DATASET EXCERPT.
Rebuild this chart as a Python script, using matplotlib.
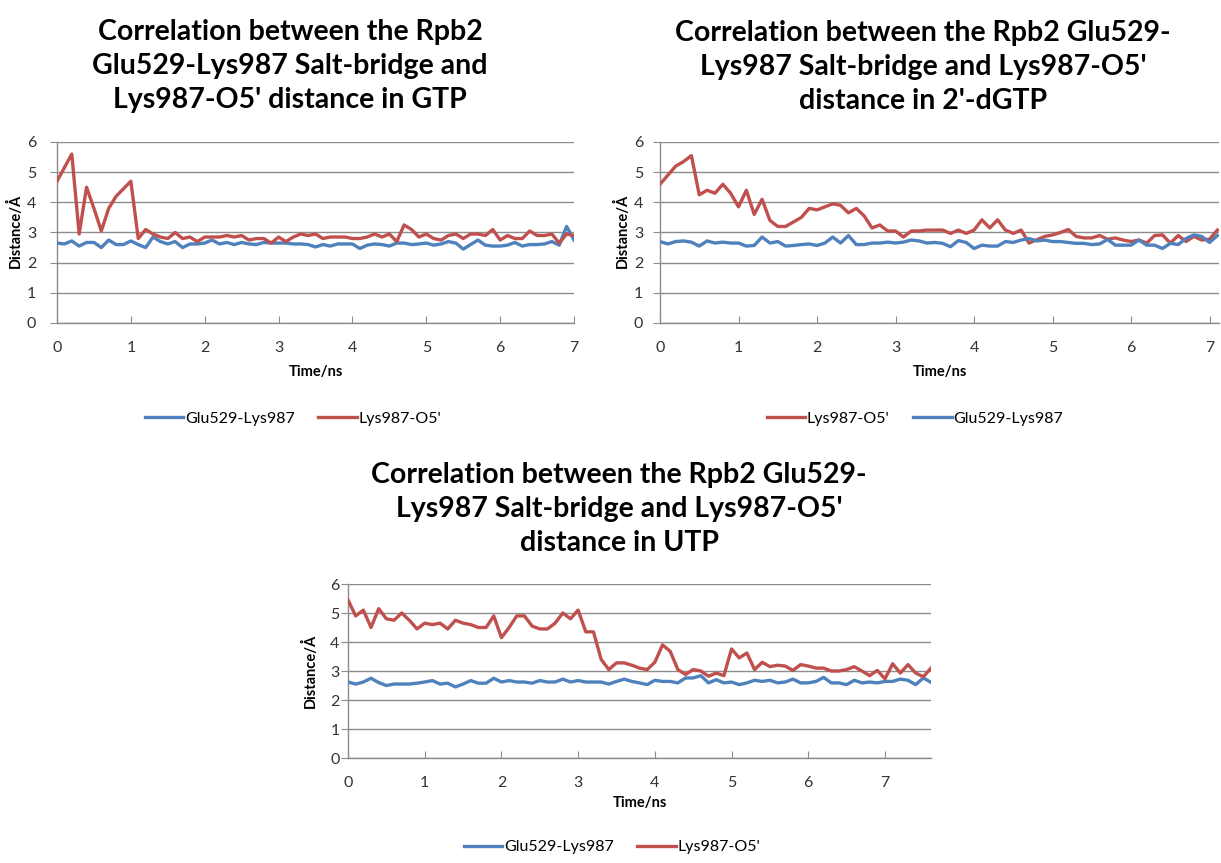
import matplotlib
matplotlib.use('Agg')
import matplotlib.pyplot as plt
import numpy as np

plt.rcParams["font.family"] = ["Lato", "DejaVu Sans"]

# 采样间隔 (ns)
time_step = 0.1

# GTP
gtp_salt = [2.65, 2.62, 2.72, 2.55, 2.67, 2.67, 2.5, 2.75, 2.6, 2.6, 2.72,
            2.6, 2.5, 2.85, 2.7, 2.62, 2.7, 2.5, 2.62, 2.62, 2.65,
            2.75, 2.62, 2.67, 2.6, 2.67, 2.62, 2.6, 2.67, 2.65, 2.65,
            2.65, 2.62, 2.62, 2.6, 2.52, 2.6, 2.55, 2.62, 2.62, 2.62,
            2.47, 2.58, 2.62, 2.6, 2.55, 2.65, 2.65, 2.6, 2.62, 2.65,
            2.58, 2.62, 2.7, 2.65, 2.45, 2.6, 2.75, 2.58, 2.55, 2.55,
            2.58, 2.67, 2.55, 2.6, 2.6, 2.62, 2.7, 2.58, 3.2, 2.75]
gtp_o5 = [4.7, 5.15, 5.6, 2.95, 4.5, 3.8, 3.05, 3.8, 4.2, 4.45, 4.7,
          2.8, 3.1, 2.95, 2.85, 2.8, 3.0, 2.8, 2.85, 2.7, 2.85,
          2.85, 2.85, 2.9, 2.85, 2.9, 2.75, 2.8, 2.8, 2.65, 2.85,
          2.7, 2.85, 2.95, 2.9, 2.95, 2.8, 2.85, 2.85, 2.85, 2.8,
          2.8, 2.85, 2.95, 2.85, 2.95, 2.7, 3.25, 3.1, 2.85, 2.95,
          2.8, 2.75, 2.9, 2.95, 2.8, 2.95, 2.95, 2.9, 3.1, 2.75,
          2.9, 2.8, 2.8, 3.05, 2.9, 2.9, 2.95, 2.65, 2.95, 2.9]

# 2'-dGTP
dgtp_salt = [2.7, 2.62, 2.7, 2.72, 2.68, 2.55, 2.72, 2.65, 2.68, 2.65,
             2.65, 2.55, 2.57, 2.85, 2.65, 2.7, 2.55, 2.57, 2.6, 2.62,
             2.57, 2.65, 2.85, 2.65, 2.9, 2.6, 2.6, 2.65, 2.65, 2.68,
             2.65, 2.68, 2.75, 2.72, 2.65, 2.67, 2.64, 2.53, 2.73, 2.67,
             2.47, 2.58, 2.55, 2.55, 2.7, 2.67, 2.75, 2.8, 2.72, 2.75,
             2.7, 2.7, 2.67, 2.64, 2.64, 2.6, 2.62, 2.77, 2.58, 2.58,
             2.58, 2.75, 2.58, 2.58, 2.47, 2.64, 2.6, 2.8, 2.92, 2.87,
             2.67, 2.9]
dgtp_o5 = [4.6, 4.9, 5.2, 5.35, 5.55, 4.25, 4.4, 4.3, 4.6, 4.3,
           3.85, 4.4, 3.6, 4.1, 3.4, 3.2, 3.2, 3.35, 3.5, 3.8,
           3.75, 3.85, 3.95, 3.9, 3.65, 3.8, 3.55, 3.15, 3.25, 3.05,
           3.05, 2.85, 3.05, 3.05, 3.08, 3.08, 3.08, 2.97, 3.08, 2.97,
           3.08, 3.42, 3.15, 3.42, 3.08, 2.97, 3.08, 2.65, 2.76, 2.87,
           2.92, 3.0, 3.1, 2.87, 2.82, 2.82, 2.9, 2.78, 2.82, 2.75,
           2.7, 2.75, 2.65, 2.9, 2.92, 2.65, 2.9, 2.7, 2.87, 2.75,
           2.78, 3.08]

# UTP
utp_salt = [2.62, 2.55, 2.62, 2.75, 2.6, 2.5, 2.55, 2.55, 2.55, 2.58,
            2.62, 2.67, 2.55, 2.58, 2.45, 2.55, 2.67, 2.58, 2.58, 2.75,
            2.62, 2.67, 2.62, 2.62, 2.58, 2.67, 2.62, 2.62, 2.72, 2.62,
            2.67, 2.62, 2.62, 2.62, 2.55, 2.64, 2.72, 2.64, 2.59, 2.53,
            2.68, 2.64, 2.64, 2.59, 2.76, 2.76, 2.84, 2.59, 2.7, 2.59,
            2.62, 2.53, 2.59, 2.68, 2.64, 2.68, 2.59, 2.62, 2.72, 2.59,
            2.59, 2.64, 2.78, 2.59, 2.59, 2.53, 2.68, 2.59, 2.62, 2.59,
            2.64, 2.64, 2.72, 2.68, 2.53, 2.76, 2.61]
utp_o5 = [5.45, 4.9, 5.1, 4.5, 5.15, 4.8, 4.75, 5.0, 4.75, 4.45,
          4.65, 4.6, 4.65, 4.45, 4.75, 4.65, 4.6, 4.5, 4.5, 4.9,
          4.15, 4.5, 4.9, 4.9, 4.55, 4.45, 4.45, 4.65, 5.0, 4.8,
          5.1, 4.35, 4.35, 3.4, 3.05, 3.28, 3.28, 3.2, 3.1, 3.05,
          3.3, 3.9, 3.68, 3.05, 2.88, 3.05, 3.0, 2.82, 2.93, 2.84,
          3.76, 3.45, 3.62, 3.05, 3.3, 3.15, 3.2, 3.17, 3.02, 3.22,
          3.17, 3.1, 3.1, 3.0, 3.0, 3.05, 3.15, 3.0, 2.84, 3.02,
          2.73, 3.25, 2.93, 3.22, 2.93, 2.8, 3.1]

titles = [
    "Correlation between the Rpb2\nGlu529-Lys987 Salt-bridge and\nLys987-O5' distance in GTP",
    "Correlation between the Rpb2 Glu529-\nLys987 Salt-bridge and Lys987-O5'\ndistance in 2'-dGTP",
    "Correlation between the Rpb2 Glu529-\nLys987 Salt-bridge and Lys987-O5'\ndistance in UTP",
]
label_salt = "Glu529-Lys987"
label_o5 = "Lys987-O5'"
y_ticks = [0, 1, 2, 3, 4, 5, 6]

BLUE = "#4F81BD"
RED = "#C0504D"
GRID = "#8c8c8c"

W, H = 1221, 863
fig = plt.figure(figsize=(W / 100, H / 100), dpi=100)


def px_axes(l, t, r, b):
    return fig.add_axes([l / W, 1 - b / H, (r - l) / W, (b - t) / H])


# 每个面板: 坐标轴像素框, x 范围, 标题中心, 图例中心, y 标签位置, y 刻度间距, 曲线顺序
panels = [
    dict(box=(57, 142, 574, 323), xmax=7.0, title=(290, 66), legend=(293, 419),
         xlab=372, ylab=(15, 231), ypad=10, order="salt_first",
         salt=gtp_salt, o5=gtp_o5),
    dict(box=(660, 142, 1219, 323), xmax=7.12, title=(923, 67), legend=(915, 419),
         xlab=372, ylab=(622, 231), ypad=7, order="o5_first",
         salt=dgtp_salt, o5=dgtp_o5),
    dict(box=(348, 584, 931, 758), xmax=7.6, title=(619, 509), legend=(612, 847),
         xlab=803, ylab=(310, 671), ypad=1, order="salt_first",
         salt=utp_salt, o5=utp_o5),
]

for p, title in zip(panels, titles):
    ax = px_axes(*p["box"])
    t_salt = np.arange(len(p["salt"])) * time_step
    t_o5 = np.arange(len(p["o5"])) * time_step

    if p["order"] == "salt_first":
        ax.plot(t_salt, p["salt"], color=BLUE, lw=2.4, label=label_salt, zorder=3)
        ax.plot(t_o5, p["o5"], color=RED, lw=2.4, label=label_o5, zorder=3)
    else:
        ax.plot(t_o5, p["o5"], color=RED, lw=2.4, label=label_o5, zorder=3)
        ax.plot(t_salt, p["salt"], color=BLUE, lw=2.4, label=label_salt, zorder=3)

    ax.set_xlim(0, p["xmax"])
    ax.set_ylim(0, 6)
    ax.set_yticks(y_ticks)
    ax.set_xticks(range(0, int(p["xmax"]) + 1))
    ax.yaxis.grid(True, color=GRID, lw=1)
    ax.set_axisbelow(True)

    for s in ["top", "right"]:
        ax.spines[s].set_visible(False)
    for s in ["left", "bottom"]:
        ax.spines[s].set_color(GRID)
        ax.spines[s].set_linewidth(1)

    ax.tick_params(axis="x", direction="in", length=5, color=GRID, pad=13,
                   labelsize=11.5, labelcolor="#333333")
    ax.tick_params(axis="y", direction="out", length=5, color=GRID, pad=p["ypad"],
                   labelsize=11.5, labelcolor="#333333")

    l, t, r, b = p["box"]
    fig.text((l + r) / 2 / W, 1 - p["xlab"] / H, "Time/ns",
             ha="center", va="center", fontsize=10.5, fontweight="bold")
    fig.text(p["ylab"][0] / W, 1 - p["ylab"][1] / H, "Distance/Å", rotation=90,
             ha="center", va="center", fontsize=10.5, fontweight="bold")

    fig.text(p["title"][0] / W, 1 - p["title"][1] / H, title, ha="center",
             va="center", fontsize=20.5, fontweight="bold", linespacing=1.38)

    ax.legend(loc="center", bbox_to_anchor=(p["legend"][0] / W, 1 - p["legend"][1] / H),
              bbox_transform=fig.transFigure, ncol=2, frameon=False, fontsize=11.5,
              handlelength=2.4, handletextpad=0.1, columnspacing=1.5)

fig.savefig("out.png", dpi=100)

YOUR GOAL. Write out exactly the lines between the start of the data and the line with "2.9, 2.8, 2.8, 3.05, 2.9, 2.9, 2.95, 2.65, 2.95, 2.9]", including both, but none of the pictures.

COMPLETE RESPONSE.
Rebuild this chart as a Python script, using matplotlib.
import matplotlib
matplotlib.use('Agg')
import matplotlib.pyplot as plt
import numpy as np

plt.rcParams["font.family"] = ["Lato", "DejaVu Sans"]

# 采样间隔 (ns)
time_step = 0.1

# GTP
gtp_salt = [2.65, 2.62, 2.72, 2.55, 2.67, 2.67, 2.5, 2.75, 2.6, 2.6, 2.72,
            2.6, 2.5, 2.85, 2.7, 2.62, 2.7, 2.5, 2.62, 2.62, 2.65,
            2.75, 2.62, 2.67, 2.6, 2.67, 2.62, 2.6, 2.67, 2.65, 2.65,
            2.65, 2.62, 2.62, 2.6, 2.52, 2.6, 2.55, 2.62, 2.62, 2.62,
            2.47, 2.58, 2.62, 2.6, 2.55, 2.65, 2.65, 2.6, 2.62, 2.65,
            2.58, 2.62, 2.7, 2.65, 2.45, 2.6, 2.75, 2.58, 2.55, 2.55,
            2.58, 2.67, 2.55, 2.6, 2.6, 2.62, 2.7, 2.58, 3.2, 2.75]
gtp_o5 = [4.7, 5.15, 5.6, 2.95, 4.5, 3.8, 3.05, 3.8, 4.2, 4.45, 4.7,
          2.8, 3.1, 2.95, 2.85, 2.8, 3.0, 2.8, 2.85, 2.7, 2.85,
          2.85, 2.85, 2.9, 2.85, 2.9, 2.75, 2.8, 2.8, 2.65, 2.85,
          2.7, 2.85, 2.95, 2.9, 2.95, 2.8, 2.85, 2.85, 2.85, 2.8,
          2.8, 2.85, 2.95, 2.85, 2.95, 2.7, 3.25, 3.1, 2.85, 2.95,
          2.8, 2.75, 2.9, 2.95, 2.8, 2.95, 2.95, 2.9, 3.1, 2.75,
          2.9, 2.8, 2.8, 3.05, 2.9, 2.9, 2.95, 2.65, 2.95, 2.9]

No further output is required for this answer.